For the first few years of college, I really enjoyed the freedom of getting to wear whatever I wanted (that was athletic wear to class, all day, every day). I think it was actually good for me. We had a stricter dress code in high school, and I never really got to feel comfy at school. It wasn’t the dress code’s fault… but I just felt so much pressure to look “right” every day.
A lot of it, I put on myself, because I never felt like I measured up. I never, ever skipped mascara, and my outfit had to follow all the school rules but still make me look perfect. On a day when I didn’t feel super skinny, or my hair didn’t fall just right, you’d better believe it was even harder to get out of the house. You’d never be able to count all the mornings I spent stressing in front of the mirror, changing one more time, running to the car, and wondering “what will people think of me today?” all the way to school.
Enough re-living that. I really embraced RAE again in college, and I realized I can be proud of who I am without so much smoke and mirrors. I love not having to squeeze into stiff, tight jeans if its just not my best day. I love not having to worry about getting carded in the hall because my shirt is 5 fingers below my collarbone instead of 4. It’s amazing to be able to use my own judgement on what is and isn’t appropriate.
This year, I feel like I’ve realized something huge – Being proud of who I am allows me to take care in my appearance. It can actually be fun picking out a nice outfit and trying on new eyeshadow colors. Instead of trying to impress others, now I like dressing cute because it shows how I feel on the inside. It shows that I feel good about myself, and it makes me feel empowered to accomplish a lot and make other peoples lives better.
You know what else? Dressing cute doesn’t mean you have to dress “up” every day. I feel good when I wear things that make me smile! I read a book during Christmas break on the art of tidying – the author insists that you only need things in your closet that spark joy when you pick them up. You know what really sparks joy? My otter socks that my friend Naomi got me for our team sock-swap. The snowman sweatshirt my “might-as-well-be-family” friend Tiffany got me for Christmas this year, along with the matching fuzzy socks and my sweater leggings. I pick things I like no matter if anyone’s gonna see them or not, because now I’m dressing for me. When I honor my appearance, I make better choices (diet is better, more school work gets done… I even clean more).

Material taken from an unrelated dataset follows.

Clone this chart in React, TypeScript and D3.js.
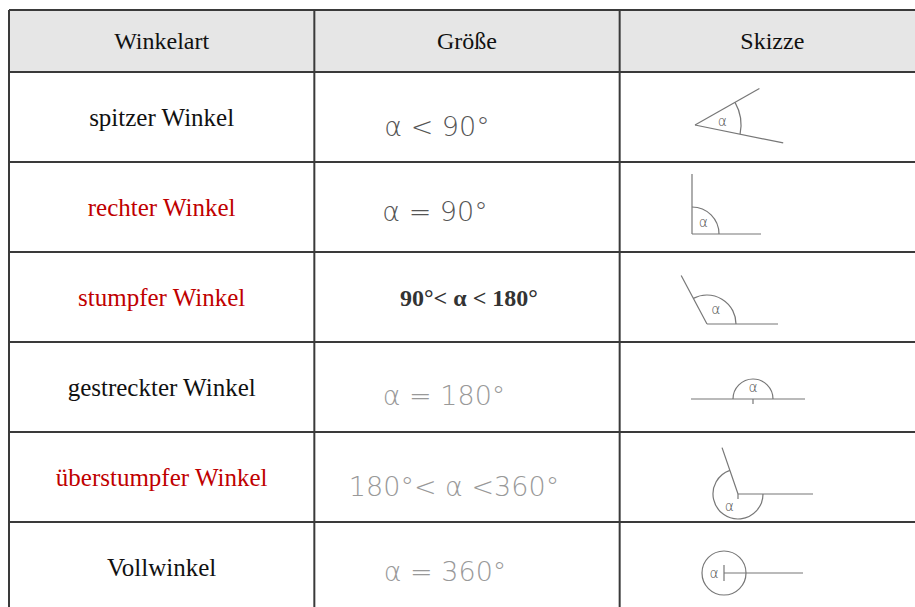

There’s also this thing we have called the Trojan Way – It involves dressing appropriately for the occasion. Like you’re proud of yourself. Like you go to Troy University, and you love it. Like you’re happy and you’re going to go big places in life. Each occasion calls for something different – maybe a dress, maybe jeans, maybe tights – but you ultimately get to decide each day when you wake up what you want to look like. And… even if you don’t get to choose what you wear, you get to own it with a smile. It really is the most beautiful thing you can wear – and it took me a long time to actually believe that was true.
And you know what’s behind a really beautiful smile? An honest one, that lasts? Confidence in something greater than you. Because, if you’re anything like me, you’ll never be enough. But when you remember that you’re chosen, pursued, and loved by the God of the universe – worth dying for (thank you, Jesus!) – that’s when you have the ability to truly shine and sustain it for the rest of your life.